Are credit unions about to see a surge in personal loans?
The damage brought on by the coronavirus pandemic has been unimaginable. According Johns Hopkins University of Medicine, there have been over 5.87 million diagnoses of COVID-19 and more than 362,730 deaths around the world.
And in the United States alone, there have been more than 1.74 million cases and well over 100,000 deaths.
In addition to the lives lost, the economic devastation has been unprecedented. In a mere two months, there have been more than 40 million unemployment claims in the U.S. At the onset of the pandemic, the Dow Jones had its steepest first-quarter drop in its 124-year history, while the S&P 500 had its sharpest decline since the 2008 financial crisis.
The economic collapse has extended out to every corner of the country and has spared very few Americans if any at all. For example, when a restaurant closes its doors to comply with social distancing guidelines, a produce farmer loses a client, and so does the trucking company that connects the two.
Financial services company LendEDU has been tracking how the coronavirus is impacting everyday Americans from a financial standpoint. From March 18 to May 5, LendEDU conducted three separate surveys of adult Americans and asked similar questions each time related to personal finances.
By the time of the third survey, coronavirus-related expenses for the average consumer had risen dramatically, from $335.65 on March 18 to $987.20 on May 5. But as expenses continue to climb, savings are moving in the other direction, and consumers are running out of ways to cover costs.
For example, 45% of respondents have had to dig into a savings account or emergency fund to cover costs, including 79% of consumers who have yet to receive their unemployment benefits. Another 55% said they were worried about running out of money, including 86% of those who have been laid off and haven’t yet received unemployment benefits.
And another 33% of Americans have had to take on more credit card debt than desired to cover expenses, including 42% of the poll participants that have not yet gotten their unemployment benefits.
With budgets contracting even as expenses show no signs of slowing down, many Americans are desperate for alternative forms of financing to stay afloat. Unemployment benefits and the economic stimulus checks have been helpful but can only get a consumer so far in 2020.
As a result, it is expected that there will be a surge in personal loan use to cover costs. Personal loans are typically unsecured loans that offer borrowers quick access to cash that can be used for essentially anything. They typically come with a fixed interest rate that can be quite low depending on the borrower’s financial situation.
The process of getting a personal loan is rather straightforward and can be done online, or at a local bank or credit union.
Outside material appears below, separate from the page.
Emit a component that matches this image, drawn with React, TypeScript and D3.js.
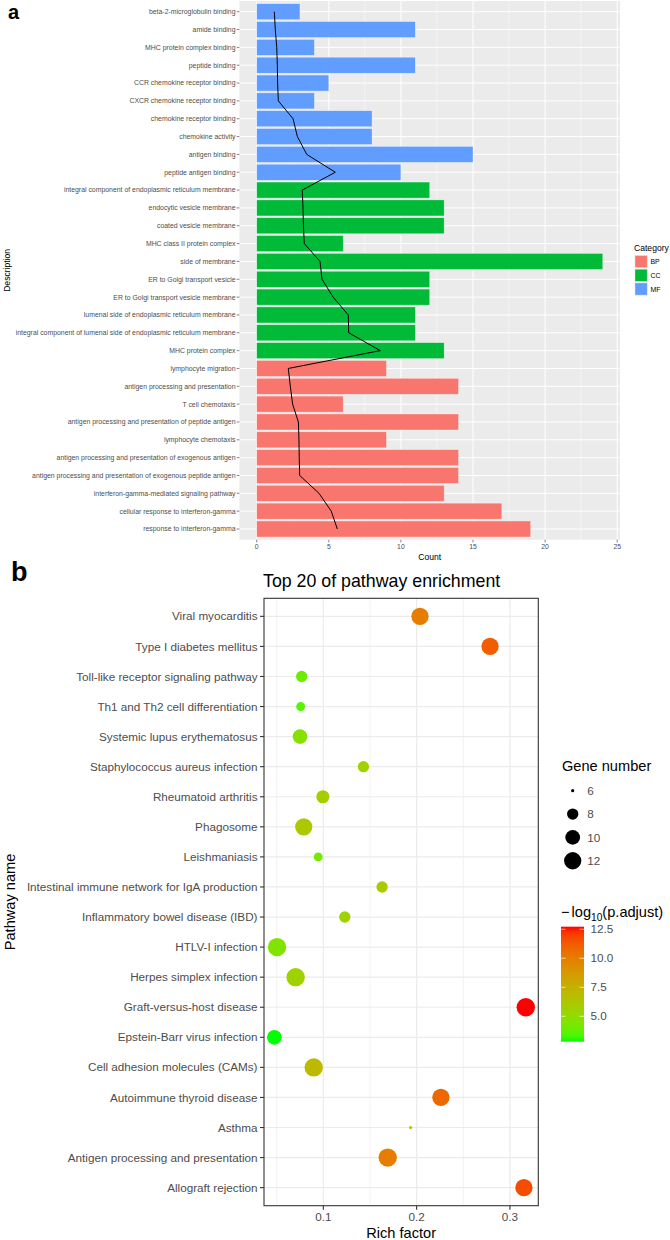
import React from 'react';
import * as d3 from 'd3';

// ---------- Panel a data ----------
const goTerms = [
  'beta-2-microglobulin binding',
  'amide binding',
  'MHC protein complex binding',
  'peptide binding',
  'CCR chemokine receptor binding',
  'CXCR chemokine receptor binding',
  'chemokine receptor binding',
  'chemokine activity',
  'antigen binding',
  'peptide antigen binding',
  'integral component of endoplasmic reticulum membrane',
  'endocytic vesicle membrane',
  'coated vesicle membrane',
  'MHC class II protein complex',
  'side of membrane',
  'ER to Golgi transport vesicle',
  'ER to Golgi transport vesicle membrane',
  'lumenal side of endoplasmic reticulum membrane',
  'integral component of lumenal side of endoplasmic reticulum membrane',
  'MHC protein complex',
  'lymphocyte migration',
  'antigen processing and presentation',
  'T cell chemotaxis',
  'antigen processing and presentation of peptide antigen',
  'lymphocyte chemotaxis',
  'antigen processing and presentation of exogenous antigen',
  'antigen processing and presentation of exogenous peptide antigen',
  'interferon-gamma-mediated signaling pathway',
  'cellular response to interferon-gamma',
  'response to interferon-gamma',
];
const goCategory = [
  'MF', 'MF', 'MF', 'MF', 'MF', 'MF', 'MF', 'MF', 'MF', 'MF',
  'CC', 'CC', 'CC', 'CC', 'CC', 'CC', 'CC', 'CC', 'CC', 'CC',
  'BP', 'BP', 'BP', 'BP', 'BP', 'BP', 'BP', 'BP', 'BP', 'BP',
];
const goCount = [3, 11, 4, 11, 5, 4, 8, 8, 15, 10, 12, 13, 13, 6, 24, 12, 12, 11, 11, 13, 9, 14, 6, 14, 9, 14, 14, 13, 17, 19];
const goTrend = [1.22, 1.29, 1.39, 1.43, 1.45, 1.5, 2.52, 2.82, 3.47, 5.45, 3.16, 3.21, 3.24, 3.3, 4.39, 4.53, 5.3, 6.35, 6.38, 8.57, 2.19, 2.33, 2.49, 2.89, 2.93, 2.95, 2.98, 4.32, 5.17, 5.59];
const countTicks = [0, 5, 10, 15, 20, 25];
const countMinor = [2.5, 7.5, 12.5, 17.5, 22.5];
const categoryLevels = ['BP', 'CC', 'MF'];
const categoryColors = ['#F8766D', '#00BA38', '#619CFF'];

// ---------- Panel b data ----------
const pathways = [
  'Viral myocarditis',
  'Type I diabetes mellitus',
  'Toll-like receptor signaling pathway',
  'Th1 and Th2 cell differentiation',
  'Systemic lupus erythematosus',
  'Staphylococcus aureus infection',
  'Rheumatoid arthritis',
  'Phagosome',
  'Leishmaniasis',
  'Intestinal immune network for IgA production',
  'Inflammatory bowel disease (IBD)',
  'HTLV-I infection',
  'Herpes simplex infection',
  'Graft-versus-host disease',
  'Epstein-Barr virus infection',
  'Cell adhesion molecules (CAMs)',
  'Autoimmune thyroid disease',
  'Asthma',
  'Antigen processing and presentation',
  'Allograft rejection',
];
const richFactor = [0.2036, 0.2787, 0.0768, 0.0757, 0.075, 0.143, 0.0995, 0.079, 0.0945, 0.163, 0.123, 0.0504, 0.0703, 0.317, 0.0475, 0.0897, 0.226, 0.1935, 0.169, 0.315];
const geneNumber = [12, 12, 8, 7, 10, 8, 9, 12, 7, 8, 8, 13, 13, 13, 10, 13, 12, 6, 13, 12];
const negLogPAdj = [10.0, 11.2, 4.0, 3.5, 4.7, 5.6, 5.8, 6.2, 4.2, 6.0, 5.5, 4.5, 5.6, 12.72, 2.81, 7.0, 10.8, 5.8, 10.0, 11.7];
const richTicks = [0.1, 0.2, 0.3];
const richMinor = [0.05, 0.15, 0.25];
const geneLegend = [6, 8, 10, 12];
const colorTicks = [5, 7.5, 10, 12.5];

const FONT = "'Liberation Sans', Arial, Helvetica, sans-serif";
const AXIS_TXT = '#4D4D4D';

export default function App() {
  // ----- Panel a scales -----
  const xA = d3.scaleLinear().domain([-1.2, 25.2]).range([239.4, 620.1]);
  const yA = d3.scalePoint<string>().domain(goTerms).range([1, 539.7]).padding(0.6);
  const stepA = yA.step();
  const barH = stepA * 0.9;
  const catColor = d3.scaleOrdinal<string, string>().domain(categoryLevels).range(categoryColors);
  const trendLine = d3
    .line<number>()
    .x((d) => xA(d))
    .y((_, i) => yA(goTerms[i]) as number);

  // ----- Panel b scales -----
  const xB = d3.scaleLinear().domain([0.0364, 0.3304]).range([264, 538.3]);
  const yB = d3.scalePoint<string>().domain(pathways).range([598.3, 1205.7]).padding(0.6);
  const pDomain: [number, number] = [2.81, 12.72];
  const colorB = d3
    .scaleLinear<string>()
    .domain(pDomain)
    .range(['#00FF00', '#FF0000'])
    .interpolate(d3.interpolateLab);
  const sizeT = d3.scaleLinear().domain([6, 13]).range([0, 1]).clamp(true);
  const radiusFromT = d3.scaleLinear().domain([0, 1]).range([1.6, 9.2]);
  const rOf = (g: number) => radiusFromT(Math.sqrt(sizeT(g)));
  const yC = d3.scaleLinear().domain(pDomain).range([1041.7, 926.7]);
  const gradStops = d3.range(0, 1.0001, 0.05);

  const panelBLeft = xB.range()[0];
  const panelBRight = xB.range()[1];
  const panelBTop = yB.range()[0];
  const panelBBottom = yB.range()[1];

  return (
    <svg
      width={670}
      height={1240}
      style={{ position: 'absolute', left: 0, top: 0, background: '#fff' }}
      fontFamily={FONT}
    >
      <defs>
        <linearGradient id="cbar" x1="0" y1="1" x2="0" y2="0">
          {gradStops.map((t) => (
            <stop
              key={t}
              offset={`${t * 100}%`}
              stopColor={colorB(pDomain[0] + t * (pDomain[1] - pDomain[0]))}
            />
          ))}
        </linearGradient>
      </defs>
      <rect x={0} y={0} width={670} height={1240} fill="#fff" />

      {/* ================= Panel a ================= */}
      <text x={8} y={18.8} fontSize={20} fontWeight="bold" fill="#000">a</text>
      <rect x={239.4} y={1} width={620.1 - 239.4} height={539.7 - 1} fill="#EBEBEB" />
      {countMinor.map((v) => (
        <line key={'mn' + v} x1={xA(v)} x2={xA(v)} y1={1} y2={539.7} stroke="#fff" strokeWidth={0.5} />
      ))}
      {countTicks.map((v) => (
        <line key={'mj' + v} x1={xA(v)} x2={xA(v)} y1={1} y2={539.7} stroke="#fff" strokeWidth={1} />
      ))}
      {goTerms.map((t) => (
        <line key={'hg' + t} x1={239.4} x2={620.1} y1={yA(t)} y2={yA(t)} stroke="#fff" strokeWidth={1} />
      ))}
      {goTerms.map((t, i) => (
        <rect
          key={'bar' + t}
          x={xA(0)}
          y={(yA(t) as number) - barH / 2}
          width={xA(goCount[i]) - xA(0)}
          height={barH}
          fill={catColor(goCategory[i])}
          stroke="#fff"
          strokeOpacity={0.6}
          strokeWidth={0.6}
        />
      ))}
      <path d={trendLine(goTrend) || ''} fill="none" stroke="#000" strokeWidth={1} />
      {/* y axis */}
      {goTerms.map((t) => (
        <g key={'yl' + t}>
          <line x1={236.7} x2={239.4} y1={yA(t)} y2={yA(t)} stroke="#333" strokeWidth={0.6} />
          <text x={235.5} y={(yA(t) as number) + 2.4} fontSize={6.9} textAnchor="end" fill={AXIS_TXT}>
            {t}
          </text>
        </g>
      ))}
      {/* x axis */}
      {countTicks.map((v) => (
        <g key={'xt' + v}>
          <line x1={xA(v)} x2={xA(v)} y1={539.7} y2={542.4} stroke="#333" strokeWidth={0.6} />
          <text x={xA(v)} y={549} fontSize={6.9} textAnchor="middle" fill={AXIS_TXT}>
            {v}
          </text>
        </g>
      ))}
      <text x={(239.4 + 620.1) / 2} y={559.5} fontSize={8.6} textAnchor="middle" fill="#000">
        Count
      </text>
      <text
        transform={`translate(9.5, ${(1 + 539.7) / 2}) rotate(-90)`}
        fontSize={8.6}
        textAnchor="middle"
        fill="#000"
      >
        Description
      </text>
      {/* legend a */}
      <text x={634} y={251} fontSize={8.6} fill="#000">Category</text>
      {categoryLevels.map((c, i) => (
        <g key={'lg' + c}>
          <rect x={634.5} y={255 + i * 13.7} width={13.2} height={13.2} fill="#EBEBEB" />
          <rect
            x={635}
            y={255.5 + i * 13.7}
            width={12.2}
            height={12.2}
            fill={catColor(c)}
            stroke="#fff"
            strokeOpacity={0.6}
            strokeWidth={0.6}
          />
          <text x={650.5} y={264.2 + i * 13.7} fontSize={6.9} fill="#000">
            {c}
          </text>
        </g>
      ))}

      {/* ================= Panel b ================= */}
      <text x={11} y={581} fontSize={27} fontWeight="bold" fill="#000">b</text>
      <text x={263} y={586.5} fontSize={17.8} fill="#000">Top 20 of pathway enrichment</text>
      <rect
        x={panelBLeft}
        y={panelBTop}
        width={panelBRight - panelBLeft}
        height={panelBBottom - panelBTop}
        fill="#fff"
      />
      {richMinor.map((v) => (
        <line key={'bmn' + v} x1={xB(v)} x2={xB(v)} y1={panelBTop} y2={panelBBottom} stroke="#EBEBEB" strokeWidth={0.6} />
      ))}
      {richTicks.map((v) => (
        <line key={'bmj' + v} x1={xB(v)} x2={xB(v)} y1={panelBTop} y2={panelBBottom} stroke="#EBEBEB" strokeWidth={1.2} />
      ))}
      {pathways.map((p) => (
        <line key={'bh' + p} x1={panelBLeft} x2={panelBRight} y1={yB(p)} y2={yB(p)} stroke="#EBEBEB" strokeWidth={1.2} />
      ))}
      {pathways.map((p, i) => (
        <circle
          key={'pt' + p}
          cx={xB(richFactor[i])}
          cy={yB(p)}
          r={rOf(geneNumber[i])}
          fill={colorB(negLogPAdj[i])}
        />
      ))}
      <rect
        x={panelBLeft}
        y={panelBTop}
        width={panelBRight - panelBLeft}
        height={panelBBottom - panelBTop}
        fill="none"
        stroke="#333"
        strokeWidth={1.1}
      />
      {pathways.map((p) => (
        <g key={'byl' + p}>
          <line x1={panelBLeft - 4} x2={panelBLeft} y1={yB(p)} y2={yB(p)} stroke="#333" strokeWidth={1.1} />
          <text x={panelBLeft - 6.5} y={(yB(p) as number) + 4.1} fontSize={11.7} textAnchor="end" fill={AXIS_TXT}>
            {p}
          </text>
        </g>
      ))}
      {richTicks.map((v) => (
        <g key={'bxt' + v}>
          <line x1={xB(v)} x2={xB(v)} y1={panelBBottom} y2={panelBBottom + 4} stroke="#333" strokeWidth={1.1} />
          <text x={xB(v)} y={1221} fontSize={11.7} textAnchor="middle" fill={AXIS_TXT}>
            {d3.format('.1f')(v)}
          </text>
        </g>
      ))}
      <text x={(panelBLeft + panelBRight) / 2} y={1238} fontSize={14.6} textAnchor="middle" fill="#000">
        Rich factor
      </text>
      <text
        transform={`translate(15, ${(panelBTop + panelBBottom) / 2}) rotate(-90)`}
        fontSize={14.6}
        textAnchor="middle"
        fill="#000"
      >
        Pathway name
      </text>

      {/* size legend */}
      <text x={562} y={771} fontSize={14.6} fill="#000">Gene number</text>
      {geneLegend.map((g, i) => (
        <g key={'gl' + g}>
          <circle cx={572.7} cy={790.7 + i * 23.35} r={rOf(g)} fill="#000" />
          <text x={587.3} y={790.7 + i * 23.35 + 4.1} fontSize={11.7} fill={AXIS_TXT}>
            {g}
          </text>
        </g>
      ))}

      {/* color legend */}
      <text x={561} y={916.5} fontSize={14.6} fill="#000">
        <tspan>{'\u2212'}</tspan>
        <tspan dx={2}>log</tspan>
        <tspan fontSize={10.2} dy={4}>10</tspan>
        <tspan dy={-4}>(p.adjust)</tspan>
      </text>
      <rect x={561} y={yC(pDomain[1])} width={23} height={yC(pDomain[0]) - yC(pDomain[1])} fill="url(#cbar)" />
      {colorTicks.map((v) => (
        <g key={'ct' + v}>
          <line x1={561} x2={565.6} y1={yC(v)} y2={yC(v)} stroke="#fff" strokeOpacity={0.8} strokeWidth={0.8} />
          <line x1={579.4} x2={584} y1={yC(v)} y2={yC(v)} stroke="#fff" strokeOpacity={0.8} strokeWidth={0.8} />
          <text x={590.5} y={yC(v) + 4.1} fontSize={11.7} fill={AXIS_TXT}>
            {d3.format('.1f')(v)}
          </text>
        </g>
      ))}
    </svg>
  );
}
The ease of getting a personal loan in 2020 is another reason there may be a surge in applications during this unprecedented time.
What can CUs expect?
So, should credit unions expect to see a surge in personal loan applications in the coming months? Or, will other forms of financing, like credit cards, be the product that consumers turn to during this time?
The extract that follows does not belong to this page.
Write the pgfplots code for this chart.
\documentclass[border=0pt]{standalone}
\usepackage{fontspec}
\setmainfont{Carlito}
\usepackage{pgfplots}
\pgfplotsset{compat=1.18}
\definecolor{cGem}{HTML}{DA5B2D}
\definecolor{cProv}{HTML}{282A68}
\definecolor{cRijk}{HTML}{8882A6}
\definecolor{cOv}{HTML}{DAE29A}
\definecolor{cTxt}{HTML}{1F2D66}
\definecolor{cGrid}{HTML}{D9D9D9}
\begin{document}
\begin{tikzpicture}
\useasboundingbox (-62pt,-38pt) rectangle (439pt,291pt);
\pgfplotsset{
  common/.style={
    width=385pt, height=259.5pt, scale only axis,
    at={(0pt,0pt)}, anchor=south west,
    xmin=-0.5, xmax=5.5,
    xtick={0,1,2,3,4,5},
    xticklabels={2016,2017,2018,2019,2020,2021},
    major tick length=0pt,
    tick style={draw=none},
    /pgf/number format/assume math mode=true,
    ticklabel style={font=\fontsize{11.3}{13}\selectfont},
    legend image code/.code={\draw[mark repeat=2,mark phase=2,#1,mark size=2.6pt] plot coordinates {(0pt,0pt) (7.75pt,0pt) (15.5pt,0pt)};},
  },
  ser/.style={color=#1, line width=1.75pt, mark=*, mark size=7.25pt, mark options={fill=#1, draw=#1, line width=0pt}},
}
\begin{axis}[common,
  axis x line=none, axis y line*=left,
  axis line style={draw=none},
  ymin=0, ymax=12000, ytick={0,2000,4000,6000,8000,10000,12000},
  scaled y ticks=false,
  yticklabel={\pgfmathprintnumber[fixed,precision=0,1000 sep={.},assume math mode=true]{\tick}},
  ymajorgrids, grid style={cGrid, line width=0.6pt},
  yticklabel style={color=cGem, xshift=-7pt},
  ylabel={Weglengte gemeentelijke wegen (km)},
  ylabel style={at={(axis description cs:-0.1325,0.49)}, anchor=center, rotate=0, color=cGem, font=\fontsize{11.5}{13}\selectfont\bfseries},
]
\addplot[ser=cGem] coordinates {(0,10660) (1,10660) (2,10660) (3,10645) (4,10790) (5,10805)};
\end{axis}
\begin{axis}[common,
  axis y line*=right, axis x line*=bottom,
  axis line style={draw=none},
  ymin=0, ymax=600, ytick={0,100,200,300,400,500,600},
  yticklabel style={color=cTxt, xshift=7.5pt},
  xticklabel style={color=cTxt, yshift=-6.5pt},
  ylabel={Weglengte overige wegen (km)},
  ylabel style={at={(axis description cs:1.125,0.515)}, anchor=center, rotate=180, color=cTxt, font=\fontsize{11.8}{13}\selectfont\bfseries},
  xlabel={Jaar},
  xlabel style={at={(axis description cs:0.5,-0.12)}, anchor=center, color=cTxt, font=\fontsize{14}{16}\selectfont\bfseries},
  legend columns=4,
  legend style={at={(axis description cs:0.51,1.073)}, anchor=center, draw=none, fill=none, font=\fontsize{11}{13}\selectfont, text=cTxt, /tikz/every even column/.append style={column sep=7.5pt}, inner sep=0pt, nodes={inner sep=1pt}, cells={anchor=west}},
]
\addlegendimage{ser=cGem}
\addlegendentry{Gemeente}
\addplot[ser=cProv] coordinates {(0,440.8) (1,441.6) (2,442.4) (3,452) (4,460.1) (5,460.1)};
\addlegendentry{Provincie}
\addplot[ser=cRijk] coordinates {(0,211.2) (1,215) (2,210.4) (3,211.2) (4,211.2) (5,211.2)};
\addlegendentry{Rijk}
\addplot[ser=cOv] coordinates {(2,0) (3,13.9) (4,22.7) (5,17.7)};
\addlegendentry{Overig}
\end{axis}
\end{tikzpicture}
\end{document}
For a consumer, the main competition for a personal loan is going to be a credit card. And, the first and most important thing potential borrowers will do is compare the interest rates between the two products.
As of May 2020, the average credit card interest rate is 16.01%, while the average personal loan interest rate is 9.63% as of February 2020. However, that can be much higher if a consumer has poor credit.
Yet still, if a borrower has good to excellent credit, a personal loan is probably the better option for them based on interest rates.
Personal loans also may get the nod because of the expected repayment strategies many Americans will implement during this tough financial time. A credit card might be the better financing option if a consumer is able to afford monthly payments in full so that interest won’t apply. But, the data shows finances are so tight for so many that most will likely run up their credit card balance and then carry that balance over.
Interest applies to a personal loan repayment no matter what, but a borrower will still likely be paying a lot less in interest on a personal loan compared to a credit card with a high balance.
Another reason a personal loan has the edge over a credit card during the pandemic is because a consumer can typically borrow a lot more with the former compared to the latter.
For the above reasons, credit unions should expect to see a notable increase in personal loan applications. However, one can never predict that with absolute certainty, as not every consumer is as familiar with personal loans as they are with credit cards, which usually come to mind first when someone needs financing quickly.
Instead of a personal loan, one final option that homeowners might turn to is a home equity loan or line of credit. Because this type of financing is secured against their house, a homeowner can typically get a large loan with a very low-interest rate averaging 5.77% for a home equity loan and 5.41% for a home equity line of credit, which is why credit unions could also see a surge in this type of financing.
With finances hurting for so many Americans, accessing extra money will become commonplace for many Americans, especially in the form of personal loans, and credit unions should prepare accordingly.